WHAT YOU HAVE TO DO = Collect the lines of the entries where "with" shows up.

SOURCE MATERIAL =
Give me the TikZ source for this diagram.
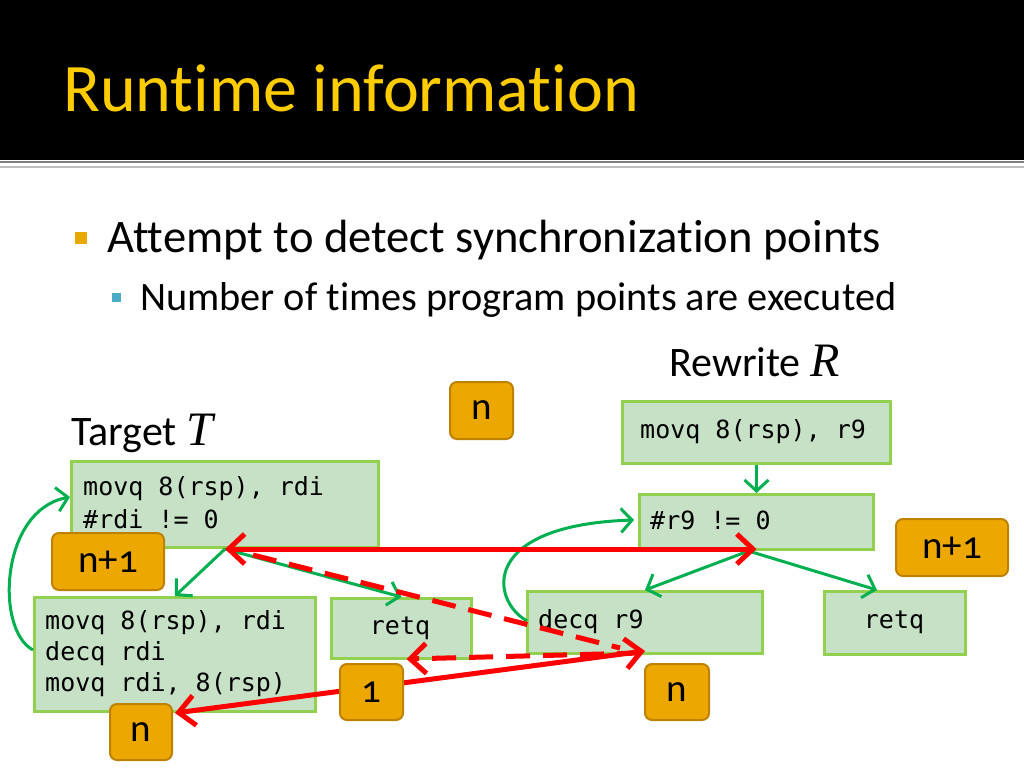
\documentclass[tikz,border=0pt]{standalone}
\usepackage{fontspec}
\setmainfont{Carlito}[Ligatures=NoCommon]
\newfontfamily\codefont{DejaVu Sans Mono}
\newfontfamily\badgefont{Carlito}[Ligatures=NoCommon,Numbers=OldStyle]
\newfontfamily\serifit{Liberation Serif}
\usetikzlibrary{arrows.meta,calc}
\definecolor{boxfill}{RGB}{198,225,197}
\definecolor{boxline}{RGB}{146,208,80}
\definecolor{badgefill}{RGB}{236,168,0}
\definecolor{badgeline}{RGB}{190,130,0}
\definecolor{arrgreen}{RGB}{0,176,80}
\definecolor{titleyellow}{RGB}{255,204,0}
\definecolor{bulletorange}{RGB}{232,168,0}
\definecolor{bulletteal}{RGB}{75,172,198}
\tikzset{rtip/.tip={Straight Barb[length=16pt,width=30pt,line width=5pt]}}
\begin{document}
\begin{tikzpicture}[x=1pt,y=-1pt,
 box/.style={draw=boxline, fill=boxfill, line width=3pt, inner sep=0pt, anchor=north west},
 badge/.style={draw=badgeline, fill=badgefill, line width=2pt, rounded corners=7pt, inner sep=0pt, font=\badgefont\fontsize{39}{39}\selectfont},
 code/.style={font=\codefont\fontsize{25}{30}\selectfont, anchor=west, inner sep=0pt},
 garrow/.style={draw=arrgreen, line width=3pt, -{Straight Barb[length=11pt,width=24pt,line width=3pt]}},
 rline/.style={draw=red, line width=5pt},
 rdash/.style={draw=red, line width=5pt, dash pattern=on 24pt off 13pt}
]
\useasboundingbox (0,0) rectangle (1024,768);
\fill[white] (0,0) rectangle (1024,768);
% title band
\fill[black] (0,0) rectangle (1024,160);
\draw[gray, line width=2pt] (0,162) -- (1024,162);
\draw[gray!50, line width=2pt] (0,166.5) -- (1024,166.5);
\node[anchor=west, inner sep=0pt, text=titleyellow, font=\fontsize{68}{68}\selectfont] (title) at (63,88) {Runtime information};
% bullets
\fill[bulletorange] (75,232) rectangle (87,244);
\node[anchor=base west, inner sep=0pt, font=\fontsize{46.6}{46.6}\selectfont] (b1) at (107,252) {Attempt to detect synchronization points};
\fill[bulletteal] (112,293) rectangle (121,302);
\node[anchor=base west, inner sep=0pt, font=\fontsize{40.3}{40.3}\selectfont] (b2) at (140,310) {Number of times program points are executed};
\node[anchor=base west, inner sep=0pt, font=\fontsize{42}{42}\selectfont] (lr) at (669,376) {Rewrite {\serifit\itshape\fontsize{48}{48}\selectfont R}};
\node[anchor=base west, inner sep=0pt, font=\fontsize{42}{42}\selectfont] (lt) at (71,445) {Target {\serifit\itshape\fontsize{48}{48}\selectfont T}};
% boxes target
\node[box, minimum width=307pt, minimum height=86pt] (t1) at (70,460) {};
\node[box, minimum width=281pt, minimum height=114pt] (t2) at (33,596) {};
\node[box, minimum width=140pt, minimum height=60pt] (t3) at (330,597) {};
\node[code] (t1a) at (83,489) {movq 8(rsp), rdi};
\node[code] (t1b) at (83,519) {\#rdi != 0};
\node[code] (t2a) at (45,623) {movq 8(rsp), rdi};
\node[code] (t2b) at (45,654) {decq rdi};
\node[code] (t2c) at (45,685) {movq rdi, 8(rsp)};
\node[code, anchor=center] (t3a) at (400,628) {retq};
% boxes rewrite
\node[box, minimum width=268pt, minimum height=62pt] (r1) at (621,400) {};
\node[box, minimum width=234pt, minimum height=55pt] (r2) at (638,493) {};
\node[box, minimum width=235pt, minimum height=62pt] (r3) at (526,590) {};
\node[box, minimum width=141pt, minimum height=63pt] (r4) at (823,590) {};
\node[code] (r1a) at (640,432) {movq 8(rsp), r9};
\node[code] (r2a) at (650,520) {\#r9 != 0};
\node[code] (r3a) at (538,622) {decq r9};
\node[code, anchor=center] (r4a) at (894,622) {retq};
% green arrows
\draw[garrow] (r1.south) -- (r2.north);
\draw[garrow] ($(r2.south)+(-8,0)$) -- (r3.north);
\draw[garrow] ($(r2.south)+(-8,0)$) -- ($(r4.north)+(-18,0)$);
\draw[garrow] (t1.south) -- (t2.north);
\draw[garrow] (t1.south) -- (t3.north);
\draw[garrow] (33,650) .. controls (-5,630) and (0,510) .. (70,497);
\draw[garrow] (527,621) .. controls (490,600) and (480,525) .. (634,520);
% red arrows
\draw[rline, rtip-rtip] (t1.south) -- (t1.south -| r2.south);
\draw[rline, rtip-rtip] (t2.south) -- ($(r3.south)+(0,-4)$);
\draw[rdash] ($(t1.south)+(28,6)$) -- ($(r3.south)+(-25,-7)$);
\draw[rdash, -rtip] ($(r3.south)+(-4,-2)$) -- ($(t3.south)+(5,-1)$);
% badges
\node[badge, minimum width=63pt, minimum height=57pt] (bn1) at (481.5,410.5) {n};
\node[badge, minimum width=112pt, minimum height=57pt] (bl) at (108,561.5) {n+1};
\node[badge, minimum width=112pt, minimum height=57pt] (br) at (952,547.5) {n+1};
\node[badge, minimum width=63pt, minimum height=56pt] (bone) at (371.5,692) {1};
\node[badge, minimum width=62pt, minimum height=56pt] (bn2) at (141,732) {n};
\node[badge, minimum width=64pt, minimum height=56pt] (bn3) at (677,692) {n};
\end{tikzpicture}
\end{document}
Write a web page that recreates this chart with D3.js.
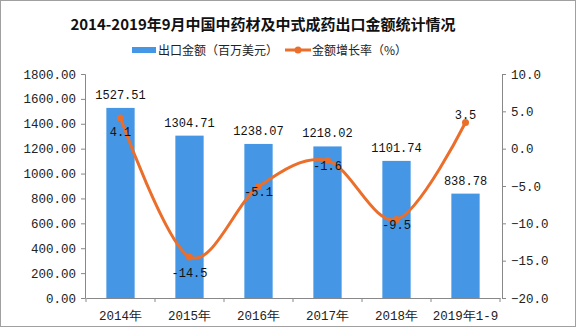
<!DOCTYPE html>
<html><head><meta charset="utf-8">
<script src="https://cdn.jsdelivr.net/npm/d3@7"></script>
<style>body{margin:0;background:#fff}svg{display:block}</style>
</head><body>
<script>
const categories = ["2014年","2015年","2016年","2017年","2018年","2019年1-9"];
const exportValues = [1527.51,1304.71,1238.07,1218.02,1101.74,838.78];
const growthRates = [4.1,-14.5,-5.1,-1.6,-9.5,3.5];
const leftTicks = [0,200,400,600,800,1000,1200,1400,1600,1800];
const rightTicks = [-20,-15,-10,-5,0,5,10];

const W=576,H=327;
const svg=d3.select("body").append("svg").attr("width",W).attr("height",H);
svg.append("rect").attr("x",0.5).attr("y",0.5).attr("width",W-1).attr("height",H-1).attr("fill","#fff").attr("stroke","#a0a0a0");

const mono="'Liberation Mono','DejaVu Sans Mono',monospace";
const cjk="'Noto Sans CJK SC',sans-serif";
const x=d3.scaleBand().domain(categories).range([86,500]).paddingInner(0.59).paddingOuter(0.295);
const yL=d3.scaleLinear().domain([0,1800]).range([298,74]);
const yR=d3.scaleLinear().domain([-20,10]).range([298,74]);

// title
svg.append("text").attr("x",263).attr("y",30).attr("text-anchor","middle")
  .attr("font-family",cjk).attr("font-weight","bold").attr("font-size",15).attr("fill","#111")
  .text("2014-2019年9月中国中药材及中式成药出口金额统计情况");

// legend
const blue="#4596E5", orange="#EB6E2A";
svg.append("rect").attr("x",132).attr("y",47).attr("width",24).attr("height",6).attr("fill",blue);
svg.append("text").attr("x",158).attr("y",55).attr("font-family",cjk).attr("font-size",12).attr("fill","#222").text("出口金额（百万美元）");
svg.append("line").attr("x1",285).attr("x2",311).attr("y1",50).attr("y2",50).attr("stroke",orange).attr("stroke-width",3);
svg.append("circle").attr("cx",298).attr("cy",50).attr("r",3.5).attr("fill",orange);
svg.append("text").attr("x",312).attr("y",55).attr("font-family",cjk).attr("font-size",12).attr("fill","#222").text("金额增长率（%）");

// axes
const axL=svg.append("g").attr("transform","translate(85,0)").call(d3.axisLeft(yL).tickValues(leftTicks).tickFormat(d3.format(".2f")).tickSize(4));
const axR=svg.append("g").attr("transform","translate(502,0)").call(d3.axisRight(yR).tickValues(rightTicks).tickFormat(d3.format(".1f")).tickSize(4));
const axB=svg.append("g").attr("transform","translate(0,298)").call(d3.axisBottom(x).tickSize(0).tickPadding(13));
[axL,axR].forEach(a=>{a.selectAll("text").attr("font-family",mono).attr("font-size",12.5).attr("fill","#222");});
axL.selectAll("text").attr("dx",-2);
axR.selectAll("text").attr("dx",2);
axB.selectAll("text").attr("font-family",mono).attr("font-size",12.5).attr("fill","#222");
svg.selectAll(".domain").attr("stroke","#888");
svg.selectAll(".tick line").attr("stroke","#888");
// bottom ticks at band boundaries
const bounds=categories.map(c=>x(c)-x.step()*x.paddingInner()/2).concat([500]);
bounds[0]=86;
svg.append("g").selectAll("line").data(bounds).join("line").attr("x1",d=>d).attr("x2",d=>d).attr("y1",298).attr("y2",302).attr("stroke","#888");

// bars
svg.append("g").selectAll("rect").data(exportValues).join("rect")
  .attr("x",(d,i)=>x(categories[i])).attr("width",x.bandwidth())
  .attr("y",d=>yL(d)).attr("height",d=>yL(0)-yL(d)).attr("fill",blue);
svg.append("g").selectAll("text").data(exportValues).join("text")
  .attr("x",(d,i)=>x(categories[i])+x.bandwidth()/2).attr("y",d=>yL(d)-9)
  .attr("text-anchor","middle").attr("font-family",mono).attr("font-size",12).attr("fill","#111")
  .text(d=>d.toFixed(2));

// line
const cx=(i)=>x(categories[i])+x.bandwidth()/2;
const line=d3.line().x((d,i)=>cx(i)).y(d=>yR(d)).curve(d3.curveCardinal.tension(0));
svg.append("path").datum(growthRates).attr("d",line).attr("fill","none").attr("stroke",orange).attr("stroke-width",3);
svg.append("g").selectAll("circle").data(growthRates).join("circle")
  .attr("cx",(d,i)=>cx(i)).attr("cy",d=>yR(d)).attr("r",3.5).attr("fill",orange);
const labelDy=[14,16,5,5,5,-8];
svg.append("g").selectAll("text").data(growthRates).join("text")
  .attr("x",(d,i)=>cx(i)).attr("y",(d,i)=>yR(d)+labelDy[i]+4)
  .attr("text-anchor","middle").attr("font-family",mono).attr("font-size",12).attr("fill","#111")
  .text(d=>d.toFixed(1));
</script>
</body></html>
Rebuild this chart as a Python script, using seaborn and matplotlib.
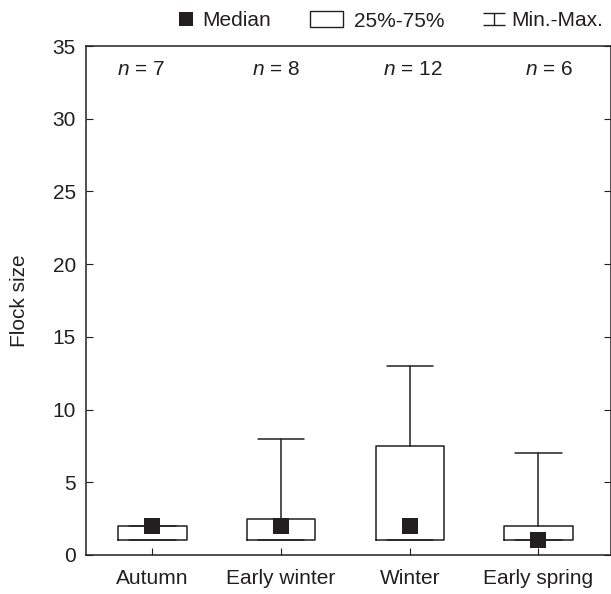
import matplotlib
matplotlib.use("Agg")
import matplotlib.pyplot as plt
import seaborn as sns
import pandas as pd
from matplotlib.lines import Line2D
from matplotlib.patches import Rectangle
from matplotlib.path import Path

# values
seasons = ["Autumn", "Early winter", "Winter", "Early spring"]
mins = [1, 1, 1, 1]
q1 = [1, 1, 1, 1]
medians = [2, 2, 2, 1]
q3 = [2, 2.5, 7.5, 2]
maxs = [2, 8, 13, 7]
n_obs = [7, 8, 12, 6]

sns.set_style("ticks")
plt.rcParams['font.family'] = ['Liberation Sans', 'DejaVu Sans']
plt.rcParams['mathtext.fontset'] = 'custom'
plt.rcParams['mathtext.it'] = 'Liberation Sans:italic'
plt.rcParams['mathtext.rm'] = 'Liberation Sans'

ink = '#231f20'
fs = 15
W, H = 611, 594

fig = plt.figure(figsize=(W / 100, H / 100), dpi=100)
ax = fig.add_axes([85.5 / W, 39 / H, 525 / W, 509 / H])

#Building box stats from the arrays and drawing them
stats = []
for i in range(len(seasons)):
    stats.append({'whislo': mins[i], 'q1': q1[i], 'med': medians[i],
                  'q3': q3[i], 'whishi': maxs[i], 'label': seasons[i]})
ax.bxp(stats, positions=range(len(seasons)), widths=0.53, showfliers=False,
       boxprops=dict(color=ink, linewidth=1.1),
       whiskerprops=dict(color=ink, linewidth=1.1),
       capprops=dict(color=ink, linewidth=1.1),
       medianprops=dict(linewidth=0),
       capwidths=0.36)

#Median squares with seaborn
med_df = pd.DataFrame({'pos': range(len(seasons)), 'Median': medians})
sns.scatterplot(data=med_df, x='pos', y='Median', marker='s', s=117,
                color=ink, edgecolor=ink, linewidth=0, zorder=5, ax=ax)

#n labels sit slightly off the box centres in the original
n_shift = [-0.085, -0.037, 0.02, 0.085]
for i, n in enumerate(n_obs):
    ax.text(i + n_shift[i], 33.4, r"$n$ = %d" % n, ha='center', va='center',
            fontsize=fs, color=ink)

ax.set_xlim(-0.52, 3.56)
ax.set_ylim(0, 35)
ax.set_yticks(range(0, 36, 5))
ax.set_xticks(range(len(seasons)))
ax.set_xticklabels(seasons)
ax.set_xlabel('')
ax.set_ylabel('Flock size', fontsize=fs, color=ink, labelpad=17)
ax.tick_params(axis='y', direction='in', right=True, length=5, labelsize=fs, colors=ink, pad=7)
ax.tick_params(axis='x', direction='in', length=5, labelsize=fs, colors=ink, pad=10)
for s in ax.spines.values():
    s.set_visible(True)
    s.set_color(ink)
    s.set_linewidth(1.1)

#Custom legend, one small legend per item so each keeps its own spacing
whisk = Path([(-1, 0.56), (1, 0.56), (0, 0.56), (0, -0.56), (-1, -0.56), (1, -0.56)],
             [Path.MOVETO, Path.LINETO, Path.MOVETO, Path.LINETO, Path.MOVETO, Path.LINETO])
em = fs / 72 * 100
items = [
    (Line2D([], [], marker='s', color=ink, linestyle='none', markersize=10,
            markeredgewidth=0), 'Median', 178, 15, 0.42, 0.7),
    (Rectangle((0, 0), 1, 1, facecolor='white', edgecolor=ink, linewidth=1),
     '25%-75%', 310, 33, 0.52, 0.78),
    (Line2D([], [], marker=whisk, color=ink, linestyle='none', markersize=16.5,
            markeredgewidth=1, markerfacecolor='none'), 'Min.-Max.', 482, 23, 0.3, 0.7),
]
for handle, label, x0, wpx, tpad, hh in items:
    leg = fig.legend([handle], [label], loc='center left', frameon=False,
                     bbox_to_anchor=(x0 / W, 1 - 21 / H), borderaxespad=0, borderpad=0,
                     fontsize=fs, handlelength=wpx / em, handleheight=hh,
                     handletextpad=tpad)
    for t in leg.get_texts():
        t.set_color(ink)

fig.savefig('out.png', dpi=100)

OUTPUT FOR THIS EXERCISE =
Write a web page that recreates this chart with D3.js.
#Median squares with seaborn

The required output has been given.